The exploration of learning algorithms in the presence of noisy labels has primarily been dominated by synthetic noise models due to their clean mathematical structures, facilitating rigorous statistical analyses. However, these synthetic models have proven inadequate for capturing the complexity and variability present in real-world noisy label scenarios. This paper revisits learning with noisy labels by introducing new benchmark datasets, CIFAR-10N and CIFAR-100N, which seek to illuminate the landscape of real-world label noise. These datasets, enriched with human annotation from Amazon Mechanical Turk, are positioned to evaluate and further develop methods that handle noisy labels more effectively.

Key Contributions

  1. Introduction of CIFAR-N Benchmarks: The authors present two benchmark datasets, CIFAR-10N and CIFAR-100N, collectively termed CIFAR-N, incorporated with human-annotated noisy labels. These datasets emerge as essential tools for understanding instance-dependent label noise, diverging from the class-dependent assumptions in synthetic noise models.
  2. Real-World Noise Patterns: The paper finds that real-world noisy labels, gathered from human annotations, typically follow instance-dependent patterns, contrasting the classical class-dependent patterns of synthetic noise.
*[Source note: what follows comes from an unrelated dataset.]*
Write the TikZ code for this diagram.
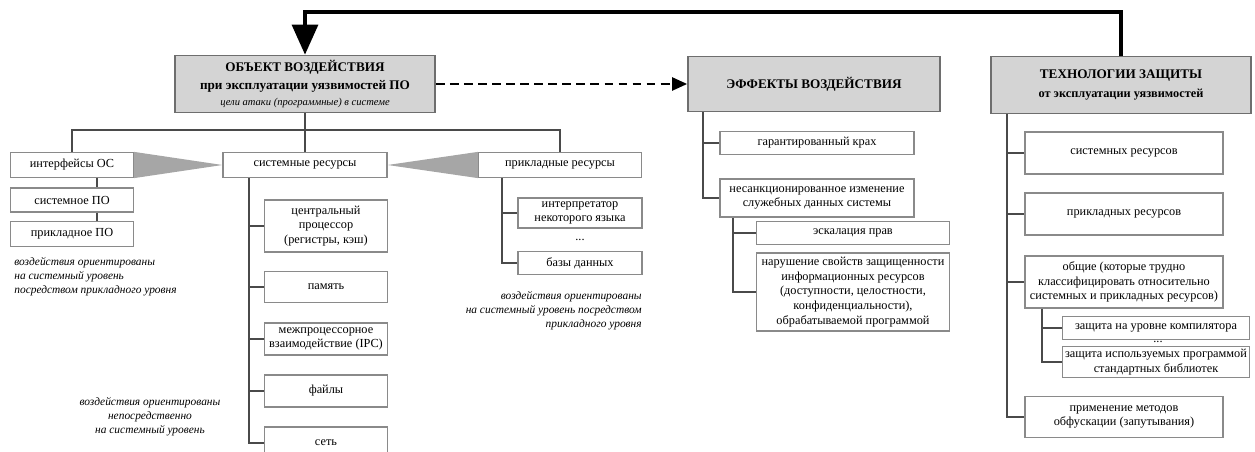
\documentclass[tikz,border=0pt]{standalone}
\usepackage{fontspec}
\setmainfont{Liberation Serif}
\usetikzlibrary{arrows.meta,calc}
\definecolor{boxline}{HTML}{8A8A8A}
\definecolor{headfill}{HTML}{D4D4D4}
\definecolor{linkgray}{HTML}{4A4A4A}
\definecolor{wedgegray}{HTML}{A6A6A6}
\newcommand{\boxfont}{\fontsize{7}{8.4}\selectfont}
\newcommand{\notefont}{\fontsize{6.5}{8}\selectfont\itshape}
\tikzset{
  headbox/.style={draw=boxline!80!black, fill=headfill, line width=1pt, align=center,
    inner sep=2pt},
  itembox/.style={draw=boxline, fill=white, line width=0.7pt, align=center,
    inner sep=1pt, font=\boxfont},
  tree/.style={draw=linkgray, line width=0.7pt},
  note/.style={font=\notefont, inner sep=0pt},
  wedge/.style={fill=wedgegray},
  back/.style={-{Triangle[length=6mm,width=5.2mm]}, line width=1.8pt},
  sidearrow/.style={-{Triangle[length=3mm,width=2.6mm]}, line width=1.3pt,
    dash pattern=on 5pt off 3pt},
}

\begin{document}
\begin{tikzpicture}[x=0.02cm, y=-0.02cm]
  \useasboundingbox (0,0) rectangle (1255,452);
  \clip (0,0) rectangle (1255,452);
  % headers
  \node[headbox, minimum width=5.2cm, minimum height=1.14cm] (obj) at (305,84)
    {\fontsize{7.5}{9}\selectfont\bfseries ОБЪЕКТ ВОЗДЕЙСТВИЯ\\[-1.5pt]
     \fontsize{7.5}{9}\selectfont\bfseries при эксплуатации уязвимостей ПО\\[-3pt]
     \fontsize{6}{7}\selectfont\itshape цели атаки (программные) в системе};
  \node[headbox, minimum width=5.04cm, minimum height=1.1cm] (eff) at (814,84)
    {\fontsize{7.5}{9}\selectfont\bfseries ЭФФЕКТЫ ВОЗДЕЙСТВИЯ};
  \node[headbox, minimum width=5.2cm, minimum height=1.14cm] (tech) at (1121,85)
    {\fontsize{7.5}{9}\selectfont\bfseries ТЕХНОЛОГИИ ЗАЩИТЫ\\[-1pt]
     \fontsize{7}{8.4}\selectfont\bfseries от эксплуатации уязвимостей};
  \coordinate (topline) at (0,12);
  \draw[back] (tech.north) |- (topline -| obj.north) -- (obj.north);
  \draw[sidearrow] (obj.east) -- (eff.west);

  % object of impact
  \node[itembox, minimum width=2.46cm, minimum height=0.5cm] (ifc) at (72,165) {интерфейсы ОС};
  \node[itembox, minimum width=2.46cm, minimum height=0.48cm] (syspo) at (72,200) {системное ПО};
  \node[itembox, minimum width=2.46cm, minimum height=0.5cm] (apppo) at (72,234) {прикладное ПО};
  \node[itembox, minimum width=3.28cm, minimum height=0.5cm] (sysres) at (305,165) {системные ресурсы};
  \node[itembox, minimum width=3.26cm, minimum height=0.5cm] (appres) at (560,165) {прикладные ресурсы};
  \coordinate (bar) at (0,130);
  \draw[tree] (obj.south) -- (obj.south |- bar);
  \draw[tree] (ifc.north) |- (appres.north |- bar) -- (appres.north);
  \draw[tree] (sysres.north) -- (sysres.north |- bar);
  \coordinate (lspine) at (97,0);
  \draw[tree] (lspine |- ifc.south) -- (lspine |- syspo.north);
  \draw[tree] (lspine |- syspo.south) -- (lspine |- apppo.north);
  \fill[wedge] (ifc.north east) -- (sysres.west) -- (ifc.south east) -- cycle;
  \fill[wedge] (appres.north west) -- (sysres.east) -- (appres.south west) -- cycle;
  \node[note, anchor=north west, align=left] (lnote) at (14,257)
    {воздействия ориентированы\\на системный уровень\\посредством прикладного уровня};

  % system resources
  \node[itembox, minimum width=2.46cm, minimum height=1.04cm] (cpu) at (326,226)
    {центральный\\процессор\\(регистры, кэш)};
  \node[itembox, minimum width=2.46cm, minimum height=0.62cm] (mem) at (326,287) {память};
  \node[itembox, minimum width=2.46cm, minimum height=0.64cm] (ipc) at (326,339)
    {межпроцессорное\\взаимодействие (IPC)};
  \node[itembox, minimum width=2.46cm, minimum height=0.64cm] (files) at (326,391) {файлы};
  \node[itembox, minimum width=2.46cm, minimum height=0.64cm] (net) at (326,443) {сеть};
  \coordinate (sspine) at (249,0);
  \draw[tree] (sspine |- sysres.south) |- (net.west);
  \foreach \n in {cpu,mem,ipc,files}
    \draw[tree] (sspine |- \n.west) -- (\n.west);
  \node[note, align=center] (snote) at (150,417)
    {воздействия ориентированы\\непосредственно\\на системный уровень};

  % application resources
  \node[itembox, minimum width=2.48cm, minimum height=0.6cm] (interp) at (580,213)
    {интерпретатор\\некоторого языка};
  \node[font=\boxfont, inner sep=0pt] (adots) at (580,240) {...};
  \node[itembox, minimum width=2.48cm, minimum height=0.46cm] (db) at (580,263) {базы данных};
  \coordinate (aspine) at (502,0);
  \draw[tree] (aspine |- appres.south) |- (db.west);
  \draw[tree] (aspine |- interp.west) -- (interp.west);
  \node[note, anchor=north east, align=right] (anote) at (642,291)
    {воздействия ориентированы\\на системный уровень посредством\\прикладного уровня};

  % effects
  \node[itembox, minimum width=3.88cm, minimum height=0.46cm] (crash) at (817,143) {гарантированный крах};
  \node[itembox, minimum width=3.88cm, minimum height=0.76cm] (change) at (817,198)
    {несанкционированное изменение\\служебных данных системы};
  \node[itembox, minimum width=3.86cm, minimum height=0.46cm] (esc) at (853,233) {эскалация прав};
  \node[itembox, minimum width=3.86cm, minimum height=1.56cm] (viol) at (853,292)
    {нарушение свойств защищенности\\информационных ресурсов\\(доступности, целостности,\\конфиденциальности),\\обрабатываемой программой};
  \coordinate (espine) at (703,0);
  \draw[tree] (espine |- eff.south) |- (change.west);
  \draw[tree] (espine |- crash.west) -- (crash.west);
  \coordinate (esub) at (733,0);
  \draw[tree] (esub |- change.south) |- (viol.west);
  \draw[tree] (esub |- esc.west) -- (esc.west);

  % protection
  \node[itembox, minimum width=3.96cm, minimum height=0.84cm] (tsys) at (1124,153) {системных ресурсов};
  \node[itembox, minimum width=3.96cm, minimum height=0.84cm] (tapp) at (1124,214) {прикладных ресурсов};
  \node[itembox, minimum width=3.96cm, minimum height=1.04cm] (tgen) at (1124,282)
    {общие (которые трудно\\классифицировать относительно\\системных и прикладных ресурсов)};
  \node[itembox, minimum width=3.74cm, minimum height=0.46cm] (comp) at (1156,328) {защита на уровне компилятора};
  \node[font=\boxfont, inner sep=0pt] (tdots) at (1158,342) {...};
  \node[itembox, minimum width=3.74cm, minimum height=0.62cm] (lib) at (1156,362)
    {защита используемых программой\\стандартных библиотек};
  \node[itembox, minimum width=3.96cm, minimum height=0.82cm] (obf) at (1124,417)
    {применение методов\\обфускации (запутывания)};
  \coordinate (tspine) at (1007,0);
  \draw[tree] (tspine |- tech.south) |- (obf.west);
  \foreach \n in {tsys,tapp,tgen}
    \draw[tree] (tspine |- \n.west) -- (\n.west);
  \coordinate (tsub) at (1042,0);
  \draw[tree] (tsub |- tgen.south) |- (lib.west);
  \draw[tree] (tsub |- comp.west) -- (comp.west);
\end{tikzpicture}
\end{document}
It is noted that noisy labels more frequently flip to labels of similar features, highlighting a nuanced, localized noise dependency.
  3. The Complexity of Human Annotation Noise: A significant observation is the feature-dependent nature of noise transitions. This realization prompts a reevaluation of traditional noise modeling, as real-world annotations exhibit intricate dependency on individual instances, contrary to synthetic model assumptions.
  4. Performance Evaluation of Robust Methods: By benchmarking a range of existing methods against the CIFAR-N datasets, the paper showcases the disparity in performance when these methods are confronted with real-world noise versus synthetic noise. This reveals the crucial need for algorithms that can endure the challenges posed by human annotation noise.

Implications and Future Directions

Practical Implications

  • Enhancing Noise-Resilient Models: The introduction of CIFAR-N provides a definitive platform for developing and training models that must adapt to real-world label noise. This is particularly relevant for applications where obtaining large-scale, perfectly labeled data is impractical.
  • Algorithm Benchmarking: Establishing a standard benchmarking procedure with CIFAR-N promises fair and comprehensive evaluations of different noise handling algorithms without the exaggeration of scale and computational inequality, which plagues current large-scale datasets.

Theoretical Implications

  • Rethinking Noise Models: The findings advocate for a paradigm shift in noise modeling—from uniformly applied synthetic noise to more complex, nuanced models reflecting human annotations. This shift is essential for accurately assessing algorithmic robustness in practical scenarios.
  • Statistical Assumptions: New statistical frameworks may need to be devised to incorporate the feature-dependent noise observed in human annotations. Such frameworks could redefine theoretical approaches to learning in noisy environments.

Speculative Future Directions

  • Future models might leverage more sophisticated methods of distinguishing between noise patterns across different annotation interfaces and contributors, potentially incorporating machine learning techniques for better noise filtering and correction.
  • Continued investigation into multi-label learning contexts, as well as the real-world implications of annotator disagreements and inaccuracies, could yield significant advances in both theory and practice.

In conclusion, the exploration introduced through this paper represents a pivotal step towards bridging the gap between theoretical efficacy and practical applicability in learning with noisy labels. The CIFAR-N datasets aim to motivate future research into more realistic noise models, fostering robust machine learning methods equipped to handle the intricacies of real-world data.